Their other indefensible justification, the need for America as a global cop, is a transition from non-intervention in imperial affairs to the verge of pro-imperialism. This is a problematic justification because, once again, it confuses municipal governance with global governance by confusing the NYPD with CENTCOM (United States Central Command) in the Middle East. It is important to emphasize here that neither Ralph Leonard nor other non-interventionists in imperial affairs are to be faulted for this; it is the mainstream Left that brought to itself such an epistemological disaster when it collapsed the categories of municipal law and policing and international law and imperialism into new disorderly extra-legal public morality forms when it established the Ferguson-Palestine connection in 2014. One has the luxury to think about what would create a world without police when they participate in local democratic and electoral decisions over their lives, including on crime and policing. One does not have such a luxury when millions of Middle Easterners have no say or vote over the existence of the U.S. big state (Army, Navy, intelligence, economic sanctions) in their region.

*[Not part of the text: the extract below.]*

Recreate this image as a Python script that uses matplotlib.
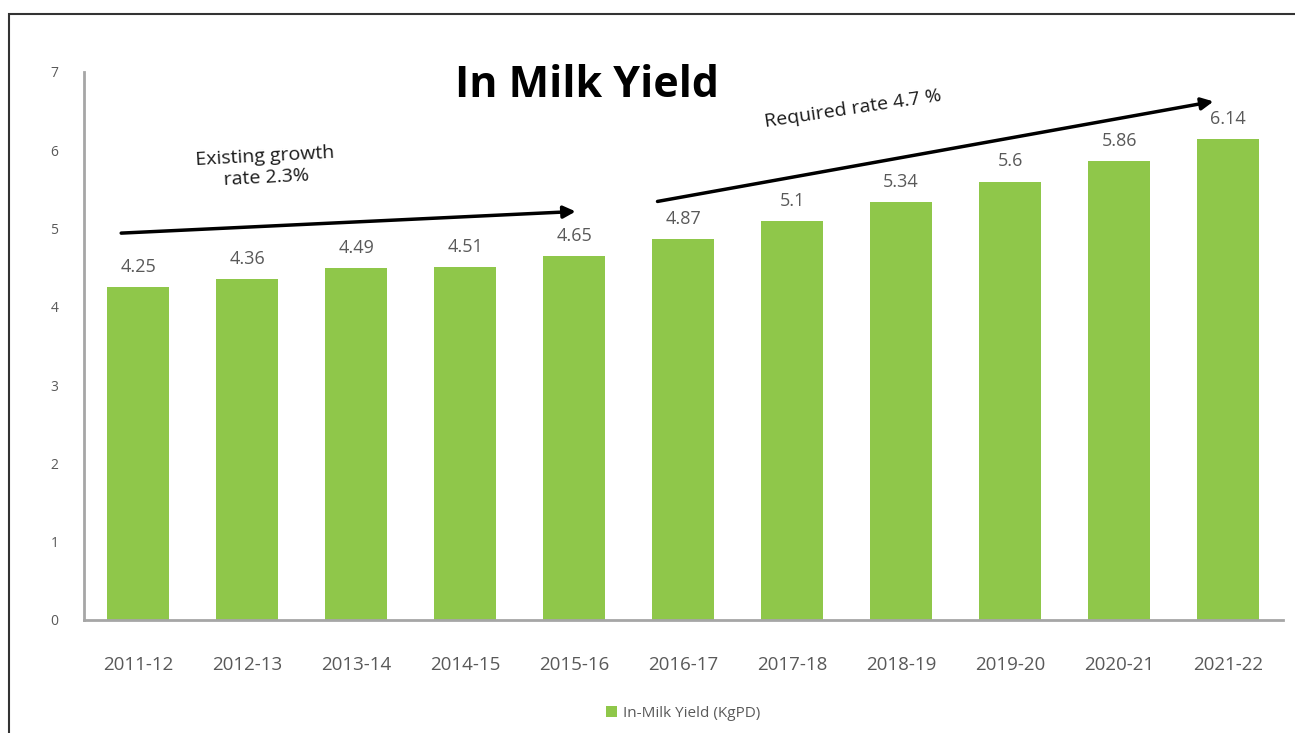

Ralph Leonard believes in egoism as the basis of communism, making him a libertarian. But there are many kinds of libertarians; there are American law professors like Randy E. Barnett, who believe the US Constitution itself to be too statist for him, and who went into teaching contract law to avoid the collectivist authoritarian tendencies of Washington, D.C., and to focus on the base relations of commodity exchange in American civil society. And there are those libertarians, like Ayn Rand, who thought that the character-building tools Western society grants to the individual require some sort of blind allegiance to Western bureaucracies; those paranoid and pessimistic libertarians want to protect their precious little egoism through the collective ideology of global law enforcement.

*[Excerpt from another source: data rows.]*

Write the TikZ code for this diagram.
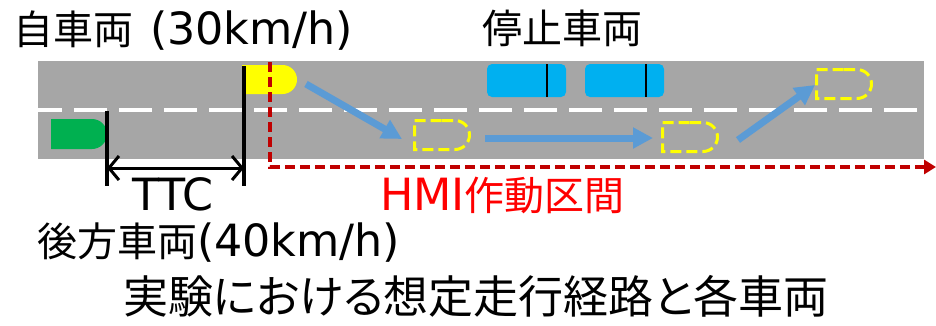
\documentclass[tikz,border=0pt]{standalone}
\usepackage{fontspec}
\setmainfont{DejaVu Sans}[Scale=1.11]
\newfontfamily\cjk{Noto Sans CJK JP}[RawFeature=+palt]
\usetikzlibrary{arrows.meta,shapes.misc}
\definecolor{roadgray}{HTML}{A6A6A6}
\definecolor{carblue}{HTML}{00B0F0}
\definecolor{arrowblue}{HTML}{5B9BD5}
\definecolor{hmired}{HTML}{C00000}
\definecolor{cargreen}{HTML}{00B050}
\definecolor{caryellow}{HTML}{FFFF00}
\begin{document}
\begin{tikzpicture}[x=1pt,y=-1pt,
  car/.style={rounded rectangle, rounded rectangle west arc=none, minimum width=55pt, minimum height=29pt, inner sep=0pt, outer sep=0pt},
  ghost/.style={car, draw=caryellow, line width=3pt, dash pattern=on 11pt off 5pt},
  stopped/.style={fill=carblue, rounded corners=5pt, minimum width=79pt, minimum height=33pt, inner sep=0pt, outer sep=0pt},
  lbl/.style={anchor=base west, inner sep=0pt, outer sep=0pt, font=\fontsize{40}{48}\selectfont},
  movearrow/.style={arrowblue, line width=7pt, -{Triangle[length=20pt,width=20pt]}},
  marker/.style={black, line width=3.5pt},
]
\useasboundingbox (0,0) rectangle (936,325);
% road
\fill[roadgray] (38,61) rectangle (924,159);
\draw[white, line width=4pt, dash pattern=on 33pt off 12pt, dash phase=9pt] (38,110) -- (924,110);
% stopped vehicles
\node[stopped] (s1) at (526.5,80.5) {};
\node[stopped] (s2) at (624.5,80.5) {};
\draw[black, line width=2pt] (547,64) -- (547,97);
\draw[black, line width=2pt] (646,64) -- (646,97);
% own car and rear car
\node[car, fill=caryellow] (own) at (269.5,79.5) {};
\node[car, fill=cargreen, minimum height=30pt, minimum width=56pt] (rear) at (79,134) {};
% ghosts
\node[ghost] (g1) at (442,135) {};
\node[ghost] (g2) at (690,137) {};
\node[ghost] (g3) at (844,84) {};
% HMI section
\coordinate (h0) at (270,62);
\coordinate (h1) at (270,167);
\coordinate (h2) at (936,167);
\draw[hmired, line width=3.5pt, dash pattern=on 10pt off 5pt, -{Triangle[length=12pt,width=14pt]}] (h0) -- (h1) -- (h2);
% TTC markers
\coordinate (m1t) at (107,111);
\coordinate (m1b) at (107,186);
\coordinate (m2t) at (244,66);
\coordinate (m2b) at (244,186);
\draw[marker] (m1t) -- (m1b);
\draw[marker] (m2t) -- (m2b);
\coordinate (t1) at (107,168);
\coordinate (t2) at (244,168);
\draw[black, line width=3pt, {Straight Barb[length=10pt,width=24pt]}-{Straight Barb[length=10pt,width=24pt]}] (t1) -- (t2);
% movement arrows
\coordinate (a1s) at (306,84);
\coordinate (a1e) at (402,139);
\coordinate (a2s) at (485,138);
\coordinate (a2e) at (653,138);
\coordinate (a3s) at (738,140);
\coordinate (a3e) at (815,85);
\draw[movearrow] (a1s) -- (a1e);
\draw[movearrow] (a2s) -- (a2e);
\draw[movearrow] (a3s) -- (a3e);
% labels
\node[lbl] (lown) at (13,44) {{\cjk 自車両}\hspace{3pt} (30km/h)};
\node[lbl] (lstop) at (482,43) {\cjk 停止車両};
\node[lbl] (lttc) at (132,210) {TTC};
\node[lbl, text=red] (lhmi) at (380,210) {HMI{\cjk 作動区間}};
\node[lbl] (lrear) at (37,256) {{\cjk 後方車両}(40km/h)};
\node[lbl, font=\fontsize{45}{54}\selectfont] (title) at (123,313) {\cjk 実験における想定走行経路と各車両};
\end{tikzpicture}
\end{document}
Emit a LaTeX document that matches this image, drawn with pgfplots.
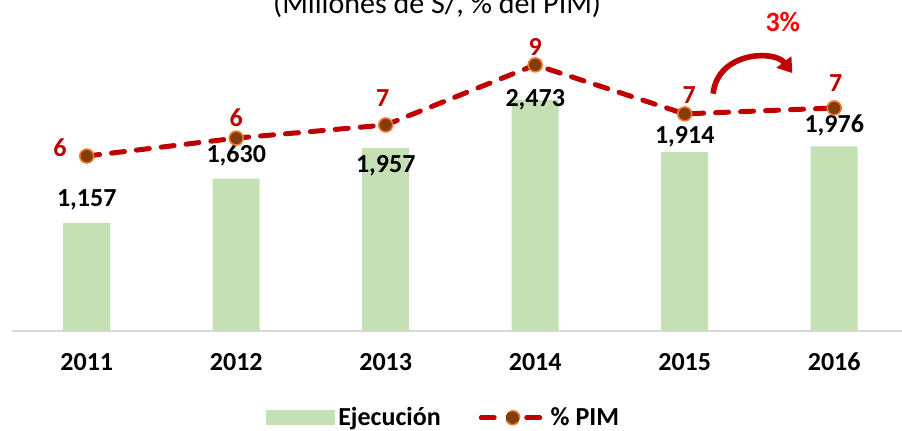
\documentclass[border=0pt]{standalone}
\usepackage{pgfplots}
\pgfplotsset{compat=1.18}
\usepackage{pgfplotstable}
\usepackage{fontspec}
\setmainfont{Carlito}
\usetikzlibrary{arrows.meta}
\definecolor{bargreen}{HTML}{C5E0B4}
\definecolor{linered}{HTML}{C00000}
\definecolor{mkfill}{HTML}{843C0C}
\definecolor{mkedge}{HTML}{ED7D31}
\definecolor{axgray}{HTML}{D9D9D9}
\newcommand{\lblfont}{\bfseries\fontsize{13}{15}\selectfont}

\pgfplotstableread{
x y
0 1157
1 1630
2 1957
3 2473
4 1914
5 1976
}\ejec
\pgfplotstableread{
x y label
0 1402 {1,157}
1 1884 {1,630}
2 1766 {1,957}
3 2472 {2,473}
4 2076 {1,914}
5 2205 {1,976}
}\ejeclbl
\pgfplotstableread{
x y
0 5.85
1 6.45
2 6.89
3 8.90
4 7.26
5 7.46
}\pim
\pgfplotstableread{
x y label
-0.18 6.12 6
1.00 7.12 6
1.98 7.79 7
3.00 9.50 9
4.03 7.89 7
5.01 8.29 7
}\pimlbl

\begin{document}
\begin{tikzpicture}
\pgfplotsset{
  common/.style={width=444.75pt,height=149.5pt,scale only axis,
    xmin=-0.5,xmax=5.45,clip=false},
}
\begin{axis}[common,
  ymin=0,ymax=3200,
  axis y line=none,
  axis x line*=bottom,
  x axis line style={draw=axgray,line width=0.8pt,-},
  xtick={0,1,2,3,4,5},
  xticklabels={2011,2012,2013,2014,2015,2016},
  major tick length=0pt,
  ytick=\empty,
  xticklabel style={font=\lblfont, yshift=-7.5pt},
]
\addplot[ybar, bar width=23.5pt, fill=bargreen, draw=none] table[x=x,y=y] {\ejec};
\addplot[only marks, mark=none, nodes near coords, point meta=explicit symbolic,
  every node near coord/.style={anchor=center, font=\lblfont, text=black}]
  table[x=x,y=y,meta=label] {\ejeclbl};
\node[font=\fontsize{15}{18}\selectfont, anchor=base] at (rel axis cs:0.478,1.0635) {(Millones de S/, \% del PIM)};
\draw[linered, line width=2.8pt, -{Triangle[length=7pt,width=9pt]}]
  (axis cs:4.19,2540) .. controls (axis cs:4.22,2990) and (axis cs:4.60,3010) .. (axis cs:4.72,2760);
\node[text=red, font=\bfseries\fontsize{14}{16}\selectfont] at (axis cs:4.656,3307) {3\%};
\end{axis}

\begin{axis}[common,
  ymin=0,ymax=10,
  axis lines=none,
  ticks=none,
  legend columns=2,
  legend style={at={(0.486,-0.290)}, anchor=center, draw=none, fill=none,
    font=\lblfont,
    /tikz/every even column/.append style={column sep=17pt}},
]
\addlegendimage{legend image code/.code={\fill[bargreen] (-4pt,-3.5pt) rectangle (30pt,3.5pt);}}
\addplot[linered, line width=2.5pt, line cap=round, dash pattern=on 6.5pt off 6pt,
  mark=*, mark size=3.5pt, mark options={solid, fill=mkfill, draw=mkedge, line width=0.8pt},
  legend image code/.code={
    \draw[linered, line width=2.5pt, line cap=round] (-2.75pt,0pt) -- (6pt,0pt);
    \draw[linered, line width=2.5pt, line cap=round] (20pt,0pt) -- (28.75pt,0pt);
    \draw[mkedge, fill=mkfill, line width=0.8pt] (13pt,0pt) circle (3.5pt);
  }] table[x=x,y=y] {\pim};
\addplot[only marks, mark=none, nodes near coords, point meta=explicit symbolic,
  every node near coord/.style={anchor=center, font=\lblfont, text=linered},
  forget plot]
  table[x=x,y=y,meta=label] {\pimlbl};
\legend{Ejecución, \% PIM}
\end{axis}
\pgfresetboundingbox
\path[use as bounding box] (-6pt,-50pt) rectangle (445pt,165.5pt);
\end{tikzpicture}
\end{document}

Every collective ideology has its own myth; in this case, it is what John Quincy Adams called the search abroad “for monsters to destroy." This myth is shattered by the fact that if Ralph Leonard wishes for global policing, then he must also accept Stalin as a continental cop who helped the United States in its global law enforcement after 1945, especially in Eastern Europe after the crimes of Auschwitz and Babi Yar. And he must accept Iran and Russia as regional cops who intervened in Syria (in coordination with the U.S. in Northeast Syria) at a time of social collapse and the rise of Al-Qaeda and ISIS.
But if Stalin and Assad are monsters and murderers to Ralph Leonard, then he must not differentiate himself from the tear-shedding, moralistic, and emotional anti-imperialists and anti-colonialists. Both seem to replace class struggle with the struggle between crime and justice-seeking vigilantism. Precisely because Ralph Leonard is an egoist in a society of commodity exchange, part of him is searching for a fetishized commodity similar to that which many vulgar anti-imperialists seek: moral comfort through a simplistic sense of this world.